Zeppelin’s First Flight Around the World
It is doubtful whether the jubilant crowd in Friedrichshafen that greeted the completion of the 20-day round-the-world trip by the LZ 127 airship on 4 September 1929 saw the event as a milestone in individual freedom of travel. At that time, their joy almost certainly had more to do with the fact that the town on the banks of Lake Constance had been the birthplace of the idea for that unique journey and the first ever circuit of the Earth by an airship. The airship pioneer Hugo Eckener – it was he who had taken over the life’s work of Count Ferdinand von Zeppelin – and the LZ 127 airship he piloted accomplished epoch-making achievements which created new realities in global air travel. As a result, he left a lasting mark on an era in which German pioneering spirit attained world renown in the field of technology. The Atlantic crossings of the zeppelins, the flight around the world and the journey to the Arctic in 1931 remain an unforgettable chapter in the history of aviation which established new dimensions in passenger transport. Those days saw the beginnings of a revolution in transport which was to conquer the air in years to come.
The history of the airship and its flights – and in particular of the first ever round-the-world flight in 20 days – is exciting and real. The idea for such an undertaking was primarily expressed in the fictional journey of Phileas Fogg and his servant Passepartout who notionally rounded the world in 80 days by train, boat and elephant in 1872 on the pages of Jules Verne’s famous novel. But what is the rescue of the princess Aouda by Fogg and his companions against the true heroics of an airship engineer? At an altitude of between 200 and 500 meters, which was the height at which airships usually flew, they had to climb down an open ladder into the engine gondola and stand watch there for at least two hours. The journey to Tokyo, for instance, lasted 101 hours, which meant the engineers changing places over 50 times, each time climbing up and down the ladder regardless of the wind and weather at the time.

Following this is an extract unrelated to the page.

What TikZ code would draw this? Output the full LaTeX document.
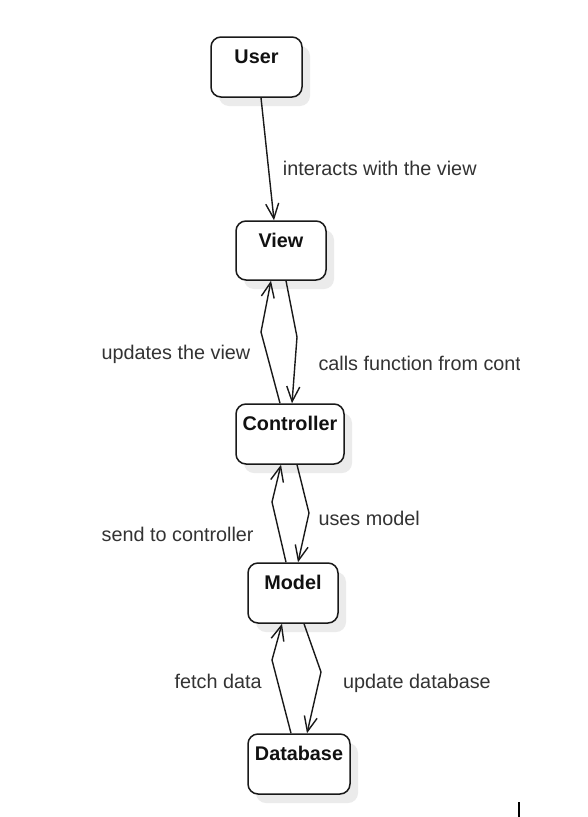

The LZ 127 airship had been named the “Graf Zeppelin” by his daughter Hella on 8 July 1928 – the day that would have been the late Count’s 90th birthday. In nine years it spent a total of around 18,000 hours in the air, initially powered by five V12 Maybach VL1 engines, traveling 1,695,272 kilometers and carrying over 13,000 passengers. From August 1931 to 1937, the “Graf Zeppelin” made a total of 74 trips to South America and Rio de Janeiro as part of a regular service for passengers, freight and mail. “All that is great is educational as soon as we are aware of it”, wrote Johann Wolfgang Goethe over 100 years before to his confidant and secretary, Johann Peter Eckermann. And that is particularly true of airship travel. Because the pursuit of extreme lightness of design not only placed great demands on the Zeppelin factory and its engine supplier, Maybach, but also on the close on 100 subcontractors who were challenged to achieve genuine milestones in quality and reliability by the technology of airship construction and were committed to those standards. By that time, if not before, “Made in Germany” had come to represent quality of the highest levels. And that was an achievement in which, ultimately, the zeppelins played no small part. It was the airship that was ultimately responsible for the creation of the 12-cylinder engine as cars provided no impetus for the development of large-scale engines. Thus, once again, the engine was the motor for changes in the world and in people’s freedom of movement. Travel had for generations and centuries been the privilege of the powerful and high-born. When ordinary mortals set out on a journey, it was usually their last – in a simple carriage out to a field. It is no accident that the stories of great journeys in the past remain popular today. Think of the Three Kings from the East, of Marco Polo, Christopher Columbus, or Fernando Magellan, the first man to circumnavigate the Earth, of the tough seafaring Norsemen, the Vikings, who sailed as far as North America in their resilient and battle-tested rowing boats. Traveling across country, over water and through the air is one of mankind’s most ancient desires, one which has triggered an infinite variety of impulses and explorations and ceaselessly occupied many great thinkers and minds.
The wheel has always been the symbol of motion and the wing the symbol of freedom and escape from earthly constraints. That pursuit of mobility, with which thoughts of personal freedom were naturally associated has also always held within it a risk for life and limb. It was never without danger to venture into new elements or travel to strange countries. And perhaps that was the reason why progress in that area was made in such small steps for such a long time. It was left to men like Hugo Eckener, the obsessive airship engineer, and the equally obsessed engine designer Karl Maybach to create new directions and visionary breakthroughs in travel on land, water and in the air. On 6 July this year, it was 125 years since the birth of Karl Maybach. The airship engines, the first 12-cylinders built in Germany, undoubtedly rank among his greatest achievements. And even today, more than 40 years after his death, some of his design innovations remain fundamental and indispensable to the modern diesel engine.